Thursday, 11 July 2019
Parole Bill 2016: Committee and Remaining Stages
I wish to speak in support of this amendment. I have already spoken about my issue with lengthening the time before a person becomes eligible for parole from seven years, which is the current practice, to 12 years. I am concerned that this will reduce the potential for rehabilitation of individuals. As the Irish Penal Reform Trust has pointed out to us, the parole process does take some time. Engagement by prisoners with services and treatments often is strengthened once the first parole is scheduled and the first parole review is generally only the beginning of the review process. If we only schedule the first parole review at 12 years, it will prolong the period before a person may engage sufficiently with rehabilitation. It also reduces the capacity for rehabilitation and reintegration into society. For a number of reasons it would be better to have more flexibility. This is what Senator Ruane's amendment seeks to do. It proposes to delete subsection (4) from section 26.

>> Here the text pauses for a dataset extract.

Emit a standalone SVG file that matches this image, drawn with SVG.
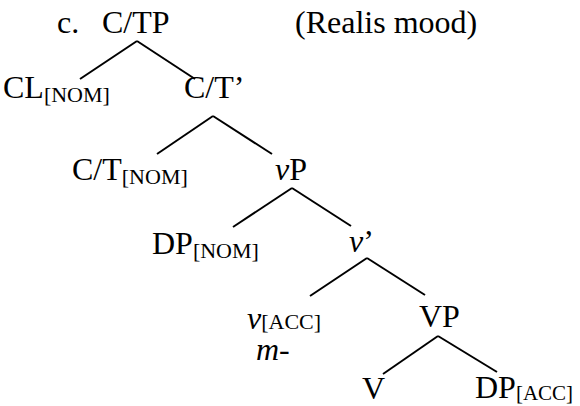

It seems particularly harsh in the case of children serving sentences for life imprisonment when release on parole is only considered at 12 years, even if he or she has made applications prior to the 12 years. The Minister has not engaged with me on this although I have raised it a number of times. I have combed through the Bill to see if there is any reference to children in it. The only reference I can see is in section 13(2)(b), which refers to prisons or children detention schools. Clearly the Bill applies to children in that the persons applying for parole can be children. This is envisaged in section 13. The 12 years is a lengthy period and the provision in section 26(4) that states "the Board shall not consider the person’s release on parole prior to the date on which he or she becomes so eligible" just prolongs the period before which there can be no consideration of an application for parole. I believe it would be better to have a little more flexibility built in.